Of the four projects, the metro No.1 line disbursed the majority at $120.8 million, while the others saw dire results – 1.6 per cent of the amount for the Tau Hu-Ben Nghe-Doi - Te canal basin project’s second phase, 5.6 per cent for Ho Chi Minh City’s green traffic development project, and 20.2 per cent for the city’s environmental sanitation project.

“The main reason for the low performance of ODA disbursement is the pandemic outbreaks over numerous months, hitting the transportation of construction equipment and materials, especially the projects located in areas with high infection rates,” explained Thang. At the same time, there have been price fluctuations, a local scarcity of construction materials, and a shortage of workers.

In addition to Ho Chi Minh City, the disbursement of other localities in the south and southeast of the country has also been poor. Dong Nai province is struggling with site clearance for Long Thanh International Airport, and a meeting on the subject of boosting project disbursement was held last week. Elsewhere, disbursement of public investment is only 33.8 per cent in An Giang province and 58.8 per cent in Quang Binh province.

According to the Ministry of Planning and Investment (MPI), as of end-November, the average public investment disbursement of the whole country is 64 per cent, while 19 ministries and two localities reported rates under 30 per cent.

“Every week, we are working with big project management units to check the status and accelerate the process,” Thang said.

In the direction of Deputy Prime Minister Le Van Thanh, public investment projects should be developed “day and night” to accelerate progress and promote the efficiency of public investment. “We should make all efforts to disburse as much as possible, but not loosen the rules or let violations occur,” he stressed.

In meetings of the Working Group No.6 led by MPI Minister Nguyen Chi Dung, numerous ministries, agencies, and localities asked to refund the 2021 capital plan or delay it to next year. However, the consistent response of the MPI leader is that transferring 2021’s allocation to 2022 must comply with the Law on Public Investment and Law on State Budget. That means that if the public investment is not fully disbursed, it will be cut off and removed from the total mid-term public investment capital.

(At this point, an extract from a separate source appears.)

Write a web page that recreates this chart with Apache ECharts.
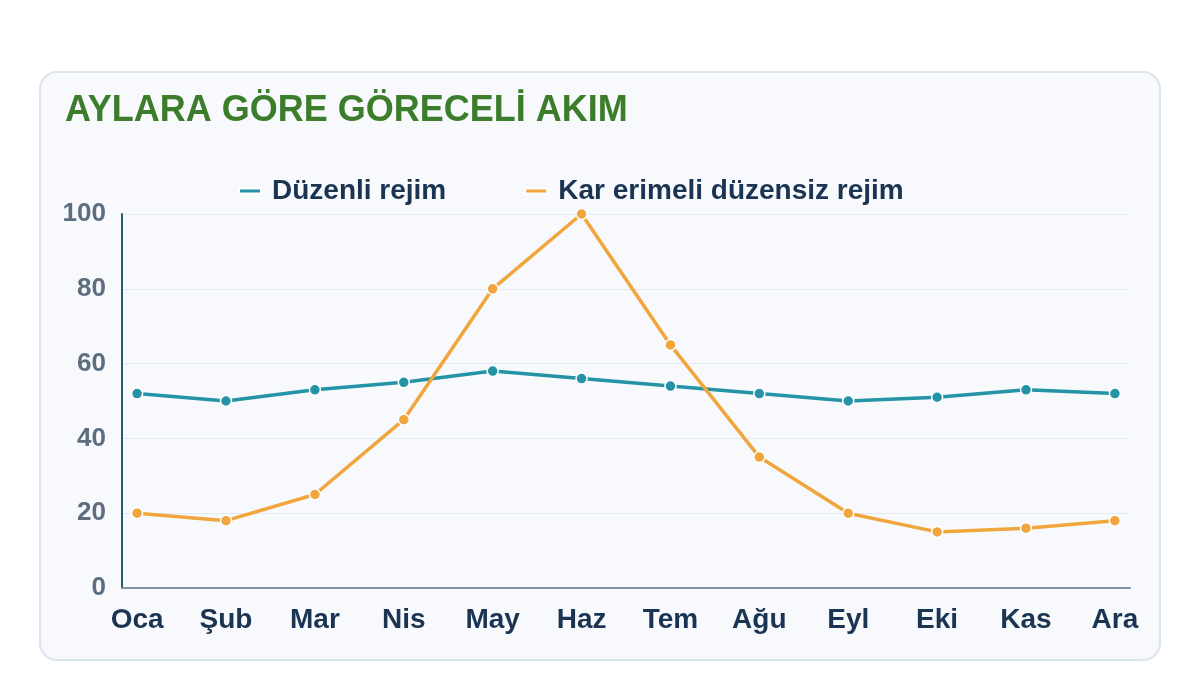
<!DOCTYPE html>
<html>
<head>
<meta charset="utf-8">
<script src="https://cdn.jsdelivr.net/npm/echarts@6/dist/echarts.min.js"></script>
<style>
  html, body { margin: 0; padding: 0; background: #ffffff; }
  #card {
    position: absolute; left: 39px; top: 71px; width: 1118px; height: 586px;
    border: 2px solid #dbe5ee; border-radius: 18px; background: #f7f9fc;
  }
  #main { position: absolute; left: 0; top: 0; width: 1200px; height: 700px; }
</style>
</head>
<body>
<div id="card"></div>
<div id="main"></div>
<script>
var months = ['Oca', 'Şub', 'Mar', 'Nis', 'May', 'Haz', 'Tem', 'Ağu', 'Eyl', 'Eki', 'Kas', 'Ara'];
var duzenli = [52, 50, 53, 55, 58, 56, 54, 52, 50, 51, 53, 52];
var karErimeli = [20, 18, 25, 45, 80, 100, 65, 35, 20, 15, 16, 18];
var yTicks = [0, 20, 40, 60, 80, 100];

function pairs(arr) {
    return arr.map(function (v, i) { return [i, v]; });
}
var monthIdx = months.map(function (m, i) { return i; });

var myChart = echarts.init(document.getElementById('main'));
var font = 'Liberation Sans, Arial, sans-serif';

var option = {
    backgroundColor: 'transparent',
    title: {
        text: 'AYLARA GÖRE GÖRECELİ AKIM',
        left: 60,
        top: 88,
        textStyle: { color: '#3b7d2b', fontSize: 36, fontWeight: 'bold', fontFamily: font }
    },
    legend: {
        left: 238,
        top: 177,
        padding: 0,
        icon: 'roundRect',
        itemWidth: 22,
        itemHeight: 5,
        itemGap: 78,
        textStyle: { color: '#1b3452', fontSize: 28, fontWeight: 'bold', fontFamily: font, padding: [0, 0, 0, 6] }
    },
    grid: { left: 122, right: 70, top: 214, bottom: 112 },
    xAxis: {
        type: 'value',
        min: -0.17,
        max: 11.17,
        splitLine: { show: false },
        axisTick: { show: false },
        axisLine: { show: true, onZero: false, lineStyle: { color: '#7f93a3', width: 2 } },
        axisLabel: {
            margin: 18,
            color: '#1b3452',
            fontSize: 28,
            fontWeight: 'bold',
            fontFamily: font,
            customValues: monthIdx,
            formatter: function (v) { return months[Math.round(v)] || ''; }
        }
    },
    yAxis: {
        type: 'value',
        min: yTicks[0],
        max: yTicks[yTicks.length - 1],
        interval: 20,
        axisLine: { show: true, onZero: false, lineStyle: { color: '#2d5b6e', width: 2 } },
        axisTick: { show: false },
        splitLine: { lineStyle: { color: '#e3eaf1', width: 1 } },
        axisLabel: { margin: 16, color: '#5d6d80', fontSize: 26, fontWeight: 'bold', fontFamily: font }
    },
    series: [
        {
            name: 'Düzenli rejim',
            type: 'line',
            data: pairs(duzenli),
            color: '#2493a5',
            lineStyle: { width: 3.5 },
            symbol: 'circle',
            symbolSize: 11,
            itemStyle: { color: '#2493a5', borderColor: '#ffffff', borderWidth: 1.5 }
        },
        {
            name: 'Kar erimeli düzensiz rejim',
            type: 'line',
            data: pairs(karErimeli),
            color: '#f0a53d',
            lineStyle: { width: 3.5 },
            symbol: 'circle',
            symbolSize: 11,
            itemStyle: { color: '#f0a53d', borderColor: '#ffffff', borderWidth: 1.5 }
        }
    ]
};
myChart.setOption(option);
</script>
</body>
</html>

“In case of force majeure, the government must report to the National Assembly for consideration and making decisions,” said Minister Dung.

The government previously proposed to extend capital to the following year for some projects. However, the number of initiatives that have been approved by the National Assembly Standing Committee is low. The government also proposed to reduce the planned capital for ODA, but this has yet to be approved.

Many localities have said that applying for central reserve capital for public investment projects has been an urgent matter. But due to delayed site clearance, disbursement could not be done. In this case, their capital plan will be cut off, hitting project implementation resources and the medium-term public investment capital of the locality. This also affect their socioeconomic development plans. According to an MPI representative, in addition to making the decision of public investment capital in 2022, the National Assembly also has very clear bindings on the rate of disbursement of public investment next year. Therefore, the urge to disburse public investment capital will be much more drastic next year.

Last month, the government set up six working groups to inspect the disbursement of public investment capital at ministries, agencies, and localities in which the rate was at less than 60 per cent of the assigned plan, led by deputy PMs as well as ministers of the relevant ministries.